- COLLECTED DATA
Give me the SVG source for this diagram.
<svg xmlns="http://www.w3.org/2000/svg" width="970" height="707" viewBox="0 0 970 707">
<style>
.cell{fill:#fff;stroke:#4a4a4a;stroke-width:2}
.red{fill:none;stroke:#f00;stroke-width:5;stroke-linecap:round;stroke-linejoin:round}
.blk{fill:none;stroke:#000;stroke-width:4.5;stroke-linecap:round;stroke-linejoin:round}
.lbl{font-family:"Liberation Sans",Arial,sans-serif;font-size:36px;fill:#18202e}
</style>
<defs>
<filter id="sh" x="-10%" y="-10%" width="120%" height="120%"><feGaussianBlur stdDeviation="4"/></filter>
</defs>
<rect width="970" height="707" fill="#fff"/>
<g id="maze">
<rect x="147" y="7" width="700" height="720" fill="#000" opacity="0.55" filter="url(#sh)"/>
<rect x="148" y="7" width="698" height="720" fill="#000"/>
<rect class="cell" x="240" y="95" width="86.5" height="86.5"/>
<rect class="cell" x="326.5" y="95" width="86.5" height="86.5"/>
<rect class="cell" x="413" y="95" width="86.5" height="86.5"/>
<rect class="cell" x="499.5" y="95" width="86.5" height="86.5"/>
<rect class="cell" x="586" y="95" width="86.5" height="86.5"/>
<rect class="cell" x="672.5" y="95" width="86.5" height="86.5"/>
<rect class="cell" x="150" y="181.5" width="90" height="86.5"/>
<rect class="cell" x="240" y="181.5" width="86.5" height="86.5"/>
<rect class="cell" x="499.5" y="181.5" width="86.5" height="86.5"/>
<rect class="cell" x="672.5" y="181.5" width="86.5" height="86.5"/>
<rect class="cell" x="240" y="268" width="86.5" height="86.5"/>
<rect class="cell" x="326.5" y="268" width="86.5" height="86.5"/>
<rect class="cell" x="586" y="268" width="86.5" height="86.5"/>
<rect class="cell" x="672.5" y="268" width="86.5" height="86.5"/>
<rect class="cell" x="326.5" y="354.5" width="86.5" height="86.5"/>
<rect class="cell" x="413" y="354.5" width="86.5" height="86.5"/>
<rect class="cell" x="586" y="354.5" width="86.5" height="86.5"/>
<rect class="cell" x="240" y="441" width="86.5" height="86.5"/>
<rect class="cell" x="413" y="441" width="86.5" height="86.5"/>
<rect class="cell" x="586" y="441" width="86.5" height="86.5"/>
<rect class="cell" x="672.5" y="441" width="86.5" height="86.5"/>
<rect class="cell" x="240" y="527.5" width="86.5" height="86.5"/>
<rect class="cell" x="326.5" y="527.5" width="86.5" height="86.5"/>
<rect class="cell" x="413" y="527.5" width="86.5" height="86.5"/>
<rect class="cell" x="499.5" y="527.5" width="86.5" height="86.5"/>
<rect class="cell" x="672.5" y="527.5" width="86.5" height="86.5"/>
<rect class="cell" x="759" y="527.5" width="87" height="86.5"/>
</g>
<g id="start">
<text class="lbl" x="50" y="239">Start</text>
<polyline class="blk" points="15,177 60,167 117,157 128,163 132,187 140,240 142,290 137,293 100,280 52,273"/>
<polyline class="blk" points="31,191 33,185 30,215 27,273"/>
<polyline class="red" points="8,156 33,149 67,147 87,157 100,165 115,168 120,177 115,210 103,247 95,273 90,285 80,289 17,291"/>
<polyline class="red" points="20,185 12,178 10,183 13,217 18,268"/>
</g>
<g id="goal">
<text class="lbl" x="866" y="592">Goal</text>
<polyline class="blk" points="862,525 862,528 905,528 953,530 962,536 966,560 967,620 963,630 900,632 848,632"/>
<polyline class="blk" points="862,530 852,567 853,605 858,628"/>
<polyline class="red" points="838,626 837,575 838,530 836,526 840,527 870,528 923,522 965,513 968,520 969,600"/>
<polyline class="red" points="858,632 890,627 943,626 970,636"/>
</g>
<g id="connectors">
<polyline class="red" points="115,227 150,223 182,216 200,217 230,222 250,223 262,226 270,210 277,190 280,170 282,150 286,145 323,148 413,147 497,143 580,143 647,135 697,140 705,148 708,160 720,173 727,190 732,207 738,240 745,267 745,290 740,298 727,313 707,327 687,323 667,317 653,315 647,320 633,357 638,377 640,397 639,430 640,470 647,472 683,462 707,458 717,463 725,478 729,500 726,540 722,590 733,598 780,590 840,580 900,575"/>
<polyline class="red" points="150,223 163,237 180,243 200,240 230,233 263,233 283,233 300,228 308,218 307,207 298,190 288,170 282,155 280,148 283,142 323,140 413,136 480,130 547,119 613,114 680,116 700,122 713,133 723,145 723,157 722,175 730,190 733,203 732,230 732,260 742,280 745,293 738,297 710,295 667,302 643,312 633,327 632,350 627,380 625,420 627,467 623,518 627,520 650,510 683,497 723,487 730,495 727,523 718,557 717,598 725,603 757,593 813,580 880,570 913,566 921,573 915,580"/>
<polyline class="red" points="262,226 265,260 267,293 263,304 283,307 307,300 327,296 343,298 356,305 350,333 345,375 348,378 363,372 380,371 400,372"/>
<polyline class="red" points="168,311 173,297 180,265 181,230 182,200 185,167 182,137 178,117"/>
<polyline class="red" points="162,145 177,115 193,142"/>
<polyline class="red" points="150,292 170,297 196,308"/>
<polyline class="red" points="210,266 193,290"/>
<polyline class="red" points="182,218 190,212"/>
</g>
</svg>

- EXERCISE DETAILS
Retype all of the data shown above, word for word.

- SOLUTION
Give me the SVG source for this diagram.
<svg xmlns="http://www.w3.org/2000/svg" width="970" height="707" viewBox="0 0 970 707">
<style>
.cell{fill:#fff;stroke:#4a4a4a;stroke-width:2}
.red{fill:none;stroke:#f00;stroke-width:5;stroke-linecap:round;stroke-linejoin:round}
.blk{fill:none;stroke:#000;stroke-width:4.5;stroke-linecap:round;stroke-linejoin:round}
.lbl{font-family:"Liberation Sans",Arial,sans-serif;font-size:36px;fill:#18202e}
</style>
<defs>
<filter id="sh" x="-10%" y="-10%" width="120%" height="120%"><feGaussianBlur stdDeviation="4"/></filter>
</defs>
<rect width="970" height="707" fill="#fff"/>
<g id="maze">
<rect x="147" y="7" width="700" height="720" fill="#000" opacity="0.55" filter="url(#sh)"/>
<rect x="148" y="7" width="698" height="720" fill="#000"/>
<rect class="cell" x="240" y="95" width="86.5" height="86.5"/>
<rect class="cell" x="326.5" y="95" width="86.5" height="86.5"/>
<rect class="cell" x="413" y="95" width="86.5" height="86.5"/>
<rect class="cell" x="499.5" y="95" width="86.5" height="86.5"/>
<rect class="cell" x="586" y="95" width="86.5" height="86.5"/>
<rect class="cell" x="672.5" y="95" width="86.5" height="86.5"/>
<rect class="cell" x="150" y="181.5" width="90" height="86.5"/>
<rect class="cell" x="240" y="181.5" width="86.5" height="86.5"/>
<rect class="cell" x="499.5" y="181.5" width="86.5" height="86.5"/>
<rect class="cell" x="672.5" y="181.5" width="86.5" height="86.5"/>
<rect class="cell" x="240" y="268" width="86.5" height="86.5"/>
<rect class="cell" x="326.5" y="268" width="86.5" height="86.5"/>
<rect class="cell" x="586" y="268" width="86.5" height="86.5"/>
<rect class="cell" x="672.5" y="268" width="86.5" height="86.5"/>
<rect class="cell" x="326.5" y="354.5" width="86.5" height="86.5"/>
<rect class="cell" x="413" y="354.5" width="86.5" height="86.5"/>
<rect class="cell" x="586" y="354.5" width="86.5" height="86.5"/>
<rect class="cell" x="240" y="441" width="86.5" height="86.5"/>
<rect class="cell" x="413" y="441" width="86.5" height="86.5"/>
<rect class="cell" x="586" y="441" width="86.5" height="86.5"/>
<rect class="cell" x="672.5" y="441" width="86.5" height="86.5"/>
<rect class="cell" x="240" y="527.5" width="86.5" height="86.5"/>
<rect class="cell" x="326.5" y="527.5" width="86.5" height="86.5"/>
<rect class="cell" x="413" y="527.5" width="86.5" height="86.5"/>
<rect class="cell" x="499.5" y="527.5" width="86.5" height="86.5"/>
<rect class="cell" x="672.5" y="527.5" width="86.5" height="86.5"/>
<rect class="cell" x="759" y="527.5" width="87" height="86.5"/>
</g>
<g id="start">
<text class="lbl" x="50" y="239">Start</text>
<polyline class="blk" points="15,177 60,167 117,157 128,163 132,187 140,240 142,290 137,293 100,280 52,273"/>
<polyline class="blk" points="31,191 33,185 30,215 27,273"/>
<polyline class="red" points="8,156 33,149 67,147 87,157 100,165 115,168 120,177 115,210 103,247 95,273 90,285 80,289 17,291"/>
<polyline class="red" points="20,185 12,178 10,183 13,217 18,268"/>
</g>
<g id="goal">
<text class="lbl" x="866" y="592">Goal</text>
<polyline class="blk" points="862,525 862,528 905,528 953,530 962,536 966,560 967,620 963,630 900,632 848,632"/>
<polyline class="blk" points="862,530 852,567 853,605 858,628"/>
<polyline class="red" points="838,626 837,575 838,530 836,526 840,527 870,528 923,522 965,513 968,520 969,600"/>
<polyline class="red" points="858,632 890,627 943,626 970,636"/>
</g>
<g id="connectors">
<polyline class="red" points="115,227 150,223 182,216 200,217 230,222 250,223 262,226 270,210 277,190 280,170 282,150 286,145 323,148 413,147 497,143 580,143 647,135 697,140 705,148 708,160 720,173 727,190 732,207 738,240 745,267 745,290 740,298 727,313 707,327 687,323 667,317 653,315 647,320 633,357 638,377 640,397 639,430 640,470 647,472 683,462 707,458 717,463 725,478 729,500 726,540 722,590 733,598 780,590 840,580 900,575"/>
<polyline class="red" points="150,223 163,237 180,243 200,240 230,233 263,233 283,233 300,228 308,218 307,207 298,190 288,170 282,155 280,148 283,142 323,140 413,136 480,130 547,119 613,114 680,116 700,122 713,133 723,145 723,157 722,175 730,190 733,203 732,230 732,260 742,280 745,293 738,297 710,295 667,302 643,312 633,327 632,350 627,380 625,420 627,467 623,518 627,520 650,510 683,497 723,487 730,495 727,523 718,557 717,598 725,603 757,593 813,580 880,570 913,566 921,573 915,580"/>
<polyline class="red" points="262,226 265,260 267,293 263,304 283,307 307,300 327,296 343,298 356,305 350,333 345,375 348,378 363,372 380,371 400,372"/>
<polyline class="red" points="168,311 173,297 180,265 181,230 182,200 185,167 182,137 178,117"/>
<polyline class="red" points="162,145 177,115 193,142"/>
<polyline class="red" points="150,292 170,297 196,308"/>
<polyline class="red" points="210,266 193,290"/>
<polyline class="red" points="182,218 190,212"/>
</g>
</svg>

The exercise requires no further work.